Les journalistes contrôlent l’existence politique des groupes sociaux. En effet, pour exister aux yeux des politiciens, il faut avoir accès à la parole publique contrôlé par les médias. Il faut pouvoir accéder à la sphère publique. Ainsi il faut passer à la télévision, que les journaux parlent des mobilisations des gens, pour que les dirigeants s’inquiètent de notre sort. Or, compte tenu du fonctionnement du champs journalistique, on ne passe pas dans les médias pour dire quelque chose mais pour être vu. C’est un pouvoir énorme que possède les médias, que ce contrôle de l’existence politique des groupes. Ils vont pouvoir choisir ce qui est légitime de dire (et donc de faire exister), et les manières de le dire. C’est une énorme pouvoir de censure.
Ce déplacement de l’agora publique (dans le sens place publique) à l’agora médiatique nous affaiblit. Dans un article, a propos des manifestations, paru sur indymedia, on pouvait lire ceci :

« Le second processus qui renforce la dimension problématique de la manifestation comme dispositif représentatif est la place prise par les médias dans les luttes politiques.
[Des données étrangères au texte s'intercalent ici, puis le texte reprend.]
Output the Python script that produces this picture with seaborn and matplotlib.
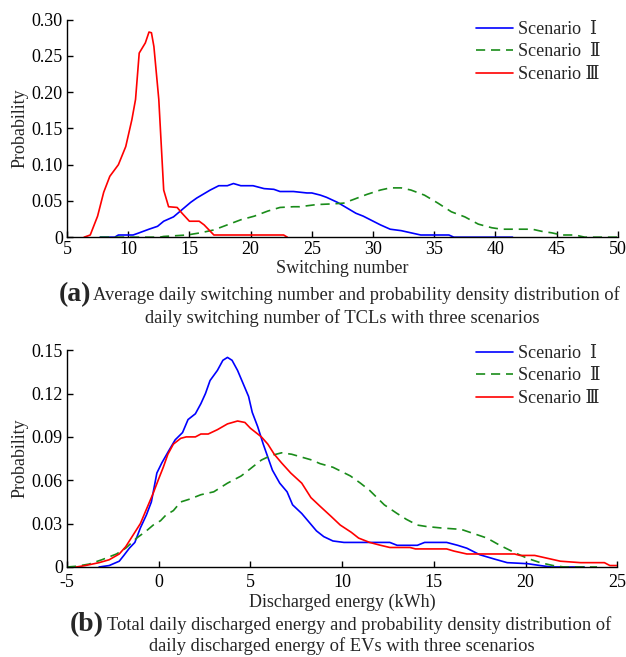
import numpy as np
import pandas as pd
import seaborn as sns
import matplotlib.pyplot as plt
from matplotlib.ticker import FuncFormatter

# (a) switching number of TCLs
s1_x = [7.7, 8.9, 9.2, 10.4, 10.9, 11.7, 12.4, 12.9, 13.7, 14.4, 15.1, 15.6, 16.3, 16.7, 17.4, 18.1,
        18.6, 19.2, 20.2, 21.1, 21.9, 22.4, 23.5, 24.6, 25.0, 25.7, 26.2, 27.1, 27.9, 28.6, 29.2,
        30.6, 31.4, 32.3, 33.1, 33.9, 36.2, 36.6, 41.4]
s1_y = [0, 0, 0.003, 0.003, 0.006, 0.011, 0.015, 0.022, 0.028, 0.038, 0.048, 0.054, 0.061, 0.065,
        0.071, 0.071, 0.074, 0.071, 0.071, 0.067, 0.066, 0.063, 0.063, 0.061, 0.061, 0.058, 0.055,
        0.048, 0.040, 0.033, 0.029, 0.017, 0.011, 0.009, 0.006, 0.003, 0.003, 0, 0]
s2_x = [7.7, 12.6, 12.9, 14.8, 15.9, 17.0, 18.1, 19.2, 20.3, 21.4, 22.4, 23.5, 24.0, 25.4, 26.8,
        27.6, 28.4, 29.5, 30.6, 31.4, 32.3, 33.1, 34.2, 35.3, 36.4, 37.5, 38.6, 39.7, 40.5, 43.0,
        43.8, 44.6, 45.4, 46.5, 47.3, 50.0]
s2_y = [0, 0, 0.001, 0.003, 0.006, 0.010, 0.017, 0.024, 0.029, 0.036, 0.041, 0.042, 0.042, 0.045,
        0.046, 0.047, 0.052, 0.059, 0.065, 0.068, 0.068, 0.065, 0.058, 0.047, 0.035, 0.028, 0.018,
        0.013, 0.011, 0.011, 0.008, 0.006, 0.003, 0.003, 0, 0]
s3_x = [6.4, 6.9, 7.5, 8.0, 8.5, 9.2, 9.8, 10.3, 10.6, 10.9, 11.4, 11.7, 11.9, 12.1, 12.5, 12.9,
        13.3, 14.0, 14.4, 15.0, 15.8, 16.2, 17.0, 22.7, 23.0]
s3_y = [0, 0.003, 0.029, 0.062, 0.084, 0.100, 0.125, 0.162, 0.190, 0.254, 0.268, 0.283, 0.282,
        0.263, 0.190, 0.065, 0.042, 0.041, 0.033, 0.022, 0.022, 0.017, 0.003, 0.003, 0]

# (b) discharged energy of EVs
e1_x = [-3.25, -2.7, -2.15, -1.9, -1.6, -1.3, -1.0, -0.67, -0.4, -0.1, 0.17, 0.53, 0.9, 1.3, 1.6,
        2.0, 2.3, 2.55, 2.8, 3.2, 3.5, 3.75, 4.0, 4.3, 4.6, 4.9, 5.1, 5.4, 5.7, 5.95, 6.2, 6.6,
        7.0, 7.3, 7.8, 8.2, 8.6, 9.0, 9.5, 10.1, 12.6, 13.0, 14.1, 14.5, 15.7, 16.3, 16.8, 17.5,
        18.3, 19.0, 20.1, 20.8, 21.4, 23.2]
e1_y = [0, 0.001, 0.004, 0.008, 0.013, 0.017, 0.027, 0.036, 0.045, 0.065, 0.072, 0.080, 0.088,
        0.093, 0.102, 0.106, 0.113, 0.120, 0.129, 0.136, 0.143, 0.145, 0.143, 0.136, 0.127, 0.118,
        0.107, 0.097, 0.085, 0.076, 0.067, 0.058, 0.052, 0.043, 0.037, 0.031, 0.025, 0.021,
        0.018, 0.017, 0.017, 0.015, 0.015, 0.017, 0.017, 0.015, 0.013, 0.0085, 0.0055, 0.003,
        0.0023, 0.001, 0, 0]
e2_x = [-5.0, -4.5, -3.8, -3.1, -2.3, -1.8, -1.2, -0.67, -0.3, 0.1, 0.4, 0.8, 1.2, 1.7, 2.3, 3.0,
        3.75, 4.5, 5.0, 5.6, 6.1, 6.7, 7.25, 7.8, 8.35, 8.8, 9.5, 10.45, 11.0, 11.5, 12.3, 13.0,
        13.5, 14.1, 14.6, 15.4, 16.5, 17.2, 17.9, 18.6, 19.4, 20.1, 20.8, 21.5, 22.1, 23.9]
e2_y = [0, 0.0005, 0.002, 0.005, 0.009, 0.013, 0.020, 0.025, 0.029, 0.032, 0.036, 0.039, 0.045,
        0.047, 0.050, 0.052, 0.058, 0.063, 0.068, 0.074, 0.077, 0.079, 0.078, 0.076, 0.074,
        0.0715, 0.069, 0.063, 0.058, 0.053, 0.043, 0.037, 0.033, 0.029, 0.028, 0.027, 0.026,
        0.023, 0.020, 0.015, 0.010, 0.006, 0.003, 0.001, 0, 0]
e3_x = [-4.5, -4.0, -3.25, -2.7, -2.15, -1.8, -1.4, -1.0, -0.6, -0.3, 0.0, 0.25, 0.5, 0.8, 1.2,
        1.5, 2.0, 2.3, 2.7, 3.2, 3.75, 4.3, 4.7, 5.0, 5.6, 5.95, 6.3, 6.7, 7.2, 7.8, 8.3, 8.8,
        9.4, 9.9, 10.5, 10.9, 11.5, 12.1, 12.6, 13.7, 14.0, 15.7, 16.1, 16.8, 17.9, 19.4, 19.7,
        20.5, 21.2, 21.9, 23.0, 24.3, 24.6, 25.0]
e3_y = [0, 0.001, 0.003, 0.005, 0.009, 0.014, 0.022, 0.030, 0.042, 0.051, 0.061, 0.069, 0.078,
        0.085, 0.089, 0.090, 0.090, 0.092, 0.092, 0.095, 0.099, 0.101, 0.100, 0.096, 0.090,
        0.085, 0.078, 0.072, 0.065, 0.058, 0.048, 0.042, 0.035, 0.029, 0.024, 0.020, 0.017,
        0.015, 0.0135, 0.0135, 0.0125, 0.0125, 0.011, 0.009, 0.009, 0.009, 0.008, 0.008, 0.006,
        0.004, 0.003, 0.003, 0.001, 0.001]

labels = ['Scenario  \u2160', 'Scenario  \u2161', 'Scenario \u2162']
colors = ['#0000ff', '#1a8c1a', '#ff0000']

sns.set_style('ticks')
plt.rcParams['font.family'] = ['Liberation Serif', 'DejaVu Serif', 'Noto Sans CJK SC']
plt.rcParams['xtick.direction'] = 'in'
plt.rcParams['ytick.direction'] = 'in'
plt.rcParams['axes.edgecolor'] = 'black'
plt.rcParams['axes.linewidth'] = 1.0
plt.rcParams['axes.unicode_minus'] = False
fs = 13
dash = (5.5, 3.5)

fig = plt.figure(figsize=(6.26, 6.57), dpi=100)
ax1 = fig.add_axes([0.107, 0.639, 0.880, 0.331])
ax2 = fig.add_axes([0.107, 0.137, 0.879, 0.330])


def draw(ax, series, leg_top):
    for (x, y), lab, c in zip(series, labels, colors):
        df = pd.DataFrame({'x': x, 'y': y})
        sns.lineplot(data=df, x='x', y='y', ax=ax, color=c, lw=1.2, label=lab,
                     estimator=None, sort=False)
    ax.lines[1].set_dashes(dash)
    leg = ax.legend(loc='upper left', frameon=False, fontsize=fs, handlelength=2.05,
                    handletextpad=0.3, labelspacing=0.3, borderpad=0, borderaxespad=0,
                    bbox_to_anchor=(476 / 626, 1 - leg_top / 657), bbox_transform=fig.transFigure)
    leg.legend_handles[1].set_dashes(dash)
    sns.despine(ax=ax)
    ax.tick_params(labelsize=fs, length=4, width=1, colors='black', pad=3)
    ax.yaxis.set_major_formatter(FuncFormatter(lambda v, p: '0' if abs(v) < 1e-9 else f'{v:.2f}'))
    ax.set_ylabel('Probability', fontsize=fs, labelpad=2)


draw(ax1, [(s1_x, s1_y), (s2_x, s2_y), (s3_x, s3_y)], 21)
ax1.set_xlim(5, 50)
ax1.set_ylim(0, 0.30)
ax1.set_xticks(np.arange(5, 51, 5))
ax1.set_yticks(np.arange(0, 0.301, 0.05))
ax1.set_xlabel('Switching number', fontsize=fs, labelpad=1)

draw(ax2, [(e1_x, e1_y), (e2_x, e2_y), (e3_x, e3_y)], 345)
ax2.set_xlim(-5, 25)
ax2.set_ylim(0, 0.15)
ax2.set_xticks(np.arange(-5, 26, 5))
ax2.set_yticks(np.arange(0, 0.151, 0.03))
ax2.tick_params(axis='x', pad=5)
ax2.set_xlabel('Discharged energy (kWh)', fontsize=fs, labelpad=2)

cap = 13.3
fig.text(91 / 626, 1 - 295 / 657, '(a)', fontsize=20, fontweight='bold', ha='right', va='center')
fig.text(93 / 626, 1 - 295 / 657,
         'Average daily switching number and probability density distribution of',
         fontsize=cap, ha='left', va='center')
fig.text(342 / 626, 1 - 318 / 657, 'daily switching number of TCLs with three scenarios',
         fontsize=cap, ha='center', va='center')
fig.text(104 / 626, 1 - 625 / 657, '(b)', fontsize=20, fontweight='bold', ha='right', va='center')
fig.text(107 / 626, 1 - 625 / 657,
         'Total daily discharged energy and probability density distribution of',
         fontsize=cap, ha='left', va='center')
fig.text(342 / 626, 1 - 646 / 657, 'daily discharged energy of EVs with three scenarios',
         fontsize=cap, ha='center', va='center')

fig.savefig('out.png', dpi=100)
Tout se passe désormais comme si cette « nouvelle » place des médias avait déplacé le champ de lutte de la rue vers le champ médiatique (les colonnes des journaux, les titres du 20h00…) où une bonne couverture médiatique, un article favorable pèse plus lourd qu’une manifestation rassemblant des milliers de personnes. Le premier et principal danger de ce déplacement est que les rapports de force politiques s’éloignent un peu plus des gens les premiers concernés. Le second danger que nous percevons est que la mainmise des grands groupes sur les médias favorise soit la censure ou soit l’exposition d’un seul et unique point de vue : celui des pouvoirs en place. On comprend qu’alors, le contrôle de la « bonne » image de la manifestation hante les esprits des organisateurs, ce qui renforce considérablement les pratiques normalisantes et conventionnelles de la manifestation rendant toute prise de risque d’innovation ou de création politique trop dangereuse… Tout comme la vie quotidienne, l’espace social de la manifestation se normalise et par conséquent s’affaiblit petit à petit… »
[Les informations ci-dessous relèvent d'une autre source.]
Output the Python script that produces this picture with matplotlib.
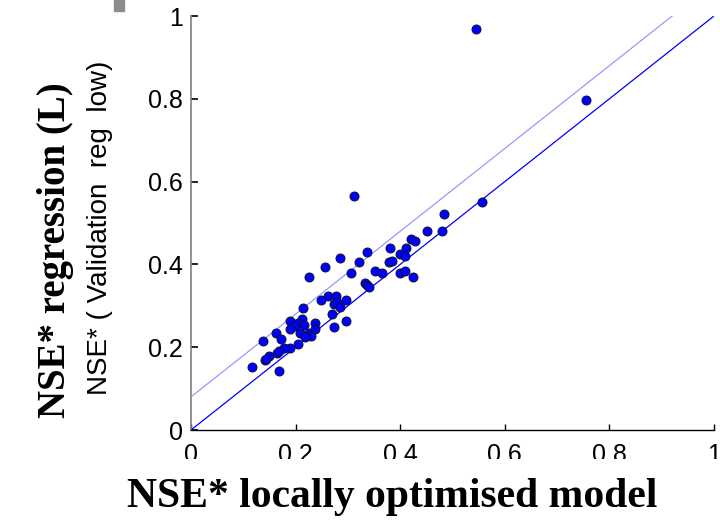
import matplotlib
matplotlib.use('Agg')
import matplotlib.pyplot as plt
from matplotlib.patches import Rectangle
from matplotlib.transforms import Bbox

# NSE* of locally optimised model (x) vs regression validation (y)
nse_local = [
    0.452, 0.480, 0.420, 0.428, 0.380, 0.412, 0.337, 0.400, 0.409, 0.285,
    0.321, 0.379, 0.385, 0.256, 0.352, 0.365, 0.400, 0.409, 0.305, 0.225,
    0.424, 0.333, 0.337, 0.341, 0.261, 0.277, 0.249, 0.296, 0.274, 0.279,
    0.285, 0.214, 0.269, 0.296, 0.190, 0.213, 0.237, 0.205, 0.198, 0.217,
    0.273, 0.189, 0.237, 0.162, 0.208, 0.225, 0.230, 0.218, 0.138, 0.173,
    0.205, 0.189, 0.178, 0.150, 0.141, 0.143, 0.165, 0.168, 0.117, 0.169,
    0.312, 0.556, 0.484, 0.544, 0.755,
]
nse_regression = [
    0.481, 0.481, 0.461, 0.456, 0.440, 0.440, 0.430, 0.425, 0.421, 0.415,
    0.405, 0.405, 0.409, 0.394, 0.385, 0.380, 0.380, 0.385, 0.380, 0.369,
    0.369, 0.354, 0.350, 0.345, 0.324, 0.324, 0.314, 0.314, 0.304, 0.308,
    0.298, 0.294, 0.279, 0.264, 0.264, 0.269, 0.259, 0.258, 0.251, 0.254,
    0.249, 0.245, 0.243, 0.234, 0.234, 0.234, 0.228, 0.224, 0.214, 0.219,
    0.208, 0.199, 0.199, 0.179, 0.169, 0.172, 0.187, 0.190, 0.153, 0.143,
    0.566, 0.551, 0.521, 0.969, 0.798,
]

# reference lines: 1:1 and 1:1 shifted up
one_to_one = [0, 1]
offset = 0.08

ticks = [0, 0.2, 0.4, 0.6, 0.8, 1]
tick_labels = ['0', '0.2', '0.4', '0.6', '0.8', '1']

fig = plt.figure(figsize=(7.2, 5.22), dpi=100)
ax = fig.add_axes([191 / 720, 1 - 430 / 522, 523 / 720, 414 / 522])

ax.plot(one_to_one, one_to_one, color='#0000ff', linewidth=0.9, zorder=1)
ax.plot([0, 1 - offset], [offset, 1], color='#9999ff', linewidth=0.9, zorder=1)
ax.scatter(nse_local, nse_regression, s=42, facecolor='#0000ff',
           edgecolor='#101030', linewidth=0.7, zorder=3, clip_on=False)

ax.set_xlim(0, 1)
ax.set_ylim(0, 1)
ax.set_xticks(ticks)
ax.set_xticklabels(tick_labels)
ax.set_yticks(ticks)
ax.set_yticklabels(tick_labels)

for lab in ax.get_xticklabels() + ax.get_yticklabels():
    lab.set_fontfamily('Liberation Sans')
    lab.set_fontsize(18)

# the x tick labels are cut off at the bottom in the original
clip = Bbox([[0, 522 - 459], [720, 522]])
for lab in ax.get_xticklabels():
    lab.set_clip_box(clip)
    lab.set_clip_on(True)

ax.spines['top'].set_visible(False)
ax.spines['right'].set_visible(False)
ax.spines['left'].set_color('#808080')
ax.spines['left'].set_linewidth(1.2)
ax.spines['bottom'].set_color('black')
ax.spines['bottom'].set_linewidth(1.0)
ax.tick_params(axis='y', direction='in', length=5, width=1.2, pad=6)
ax.tick_params(axis='x', direction='in', length=4, width=1.0, pad=9)

# axis titles
fig.text(55 / 720, 1 - 250 / 522, 'NSE* regression (L)', rotation=90,
         ha='center', va='center', family='Liberation Serif',
         weight='bold', fontsize=28)
fig.text(100 / 720, 1 - 228 / 522, 'NSE* ( Validation  reg  low)',
         rotation=90, ha='center', va='center',
         family='Liberation Sans', fontsize=20)
fig.text(392 / 720, 1 - 497 / 522, 'NSE* locally optimised model',
         ha='center', va='center', family='Liberation Serif',
         weight='bold', fontsize=30)

# grey stub from neighbouring panel
fig.patches.append(Rectangle((114 / 720, 1 - 11 / 522), 10 / 720, 11 / 522,
                             transform=fig.transFigure, color='#8c8c8c'))

fig.savefig('out.png', dpi=100)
Je pense qu’il en est de même pour les questions politiques…

C’est tous ensemble que nous pouvons agir

Je pense que la première chose a faire lorsqu’on veut apparaître dans les médias est de se poser des questions : est-il nécessaire d’y aller ? Ce que je veux dire pourra-t-il être dit ? Les conditions d’une bonne communication sont-elles remplies ? ….
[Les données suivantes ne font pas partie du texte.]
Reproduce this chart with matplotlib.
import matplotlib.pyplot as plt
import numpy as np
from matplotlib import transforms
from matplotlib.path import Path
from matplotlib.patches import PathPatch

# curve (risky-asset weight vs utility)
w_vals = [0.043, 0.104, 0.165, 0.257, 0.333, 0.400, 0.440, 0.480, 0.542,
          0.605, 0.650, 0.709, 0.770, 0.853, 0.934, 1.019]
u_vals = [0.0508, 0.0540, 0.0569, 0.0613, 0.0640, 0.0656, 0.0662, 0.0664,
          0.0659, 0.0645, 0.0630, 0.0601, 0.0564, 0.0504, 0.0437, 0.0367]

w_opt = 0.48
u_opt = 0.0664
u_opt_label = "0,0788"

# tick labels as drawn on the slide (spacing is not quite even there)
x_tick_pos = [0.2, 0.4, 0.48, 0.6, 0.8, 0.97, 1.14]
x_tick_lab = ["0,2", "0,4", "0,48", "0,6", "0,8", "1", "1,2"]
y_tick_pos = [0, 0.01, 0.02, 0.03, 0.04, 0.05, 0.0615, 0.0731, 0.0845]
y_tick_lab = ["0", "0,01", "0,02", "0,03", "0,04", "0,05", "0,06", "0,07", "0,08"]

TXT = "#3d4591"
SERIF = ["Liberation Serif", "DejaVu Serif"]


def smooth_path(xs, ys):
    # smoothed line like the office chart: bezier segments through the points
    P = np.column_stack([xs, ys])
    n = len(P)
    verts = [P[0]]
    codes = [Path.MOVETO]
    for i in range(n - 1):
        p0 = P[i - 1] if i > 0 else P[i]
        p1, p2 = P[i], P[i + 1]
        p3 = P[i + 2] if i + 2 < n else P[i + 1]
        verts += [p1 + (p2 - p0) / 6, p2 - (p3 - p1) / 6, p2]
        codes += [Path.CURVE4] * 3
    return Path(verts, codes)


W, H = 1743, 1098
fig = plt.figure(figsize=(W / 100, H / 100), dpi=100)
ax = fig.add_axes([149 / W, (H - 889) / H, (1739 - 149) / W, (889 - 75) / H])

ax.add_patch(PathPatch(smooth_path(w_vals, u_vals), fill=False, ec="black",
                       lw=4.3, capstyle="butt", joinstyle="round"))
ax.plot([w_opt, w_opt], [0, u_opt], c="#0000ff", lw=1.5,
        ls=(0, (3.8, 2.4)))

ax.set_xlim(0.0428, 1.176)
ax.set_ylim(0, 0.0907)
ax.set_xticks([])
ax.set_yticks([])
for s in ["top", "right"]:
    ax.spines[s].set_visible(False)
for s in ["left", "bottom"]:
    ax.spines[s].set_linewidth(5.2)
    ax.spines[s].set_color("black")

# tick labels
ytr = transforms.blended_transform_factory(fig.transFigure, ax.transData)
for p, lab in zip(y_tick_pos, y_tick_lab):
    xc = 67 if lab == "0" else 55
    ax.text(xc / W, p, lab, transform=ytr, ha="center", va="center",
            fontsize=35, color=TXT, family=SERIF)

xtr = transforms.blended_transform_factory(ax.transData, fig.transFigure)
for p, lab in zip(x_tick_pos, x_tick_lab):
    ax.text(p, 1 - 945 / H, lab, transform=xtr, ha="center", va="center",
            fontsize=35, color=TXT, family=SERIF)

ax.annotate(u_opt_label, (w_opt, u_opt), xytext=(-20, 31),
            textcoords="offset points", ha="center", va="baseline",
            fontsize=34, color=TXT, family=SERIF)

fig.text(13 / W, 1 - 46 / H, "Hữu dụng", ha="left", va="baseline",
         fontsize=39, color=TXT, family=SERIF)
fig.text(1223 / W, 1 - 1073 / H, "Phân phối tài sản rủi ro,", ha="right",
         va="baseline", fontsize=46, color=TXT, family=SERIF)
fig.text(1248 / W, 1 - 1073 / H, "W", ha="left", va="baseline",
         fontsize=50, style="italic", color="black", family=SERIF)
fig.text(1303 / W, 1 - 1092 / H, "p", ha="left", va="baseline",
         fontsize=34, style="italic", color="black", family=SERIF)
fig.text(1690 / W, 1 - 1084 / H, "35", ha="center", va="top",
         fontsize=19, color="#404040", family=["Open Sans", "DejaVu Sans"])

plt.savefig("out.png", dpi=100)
On peut se dire qu’il ne faut communiquer dans les médias que par papiers. Un communiqué de presse fait qu’on a la maîtrise de ce qui va ou peut être dit. Il faut, je pense relire les papiers avant leur publications et ne donner son accord qu’au dernier moment…
La propriété privée des moyens de communication fait que les mouvements sociaux seront toujours dominés par le champ journalistique, et seront toujours censurés. A nous de nous poser collectivement la question de comment faire sans eux, sans cette censure invisible et pourtant si efficace…
Sur la production politique je pense qu’il ne faut pas passer par les médias mais par nos propres canaux de diffusion (tracts, affiches, textes, journaux d’organisations, médias alternatifs…).
Enfin, les médias, par leur traitement succincts des informations, obligent certains agents des mouvements a des prises de positions pour les médias, les rassurer, et à des actions consensuelles qui deviennent bien souvent chiantes et dépolitisantes car il ne faut pas politiser sinon les médias n’en parlent pas. Processus circulaire, disparition de la politique, censure… voilà à quoi nous sommes confrontés, à nous de développer notre propre puissance et de nouvelles manières d’intervenir dans les médias. . Tels sont les enjeux (censure, propriété privé des moyens de communication, developpement de nouveaux moyens de diffusion, démocratie…), me semble-t-il, qui nous attendent si nous voulons transformer, et developper une nouvelle puissance créatrice.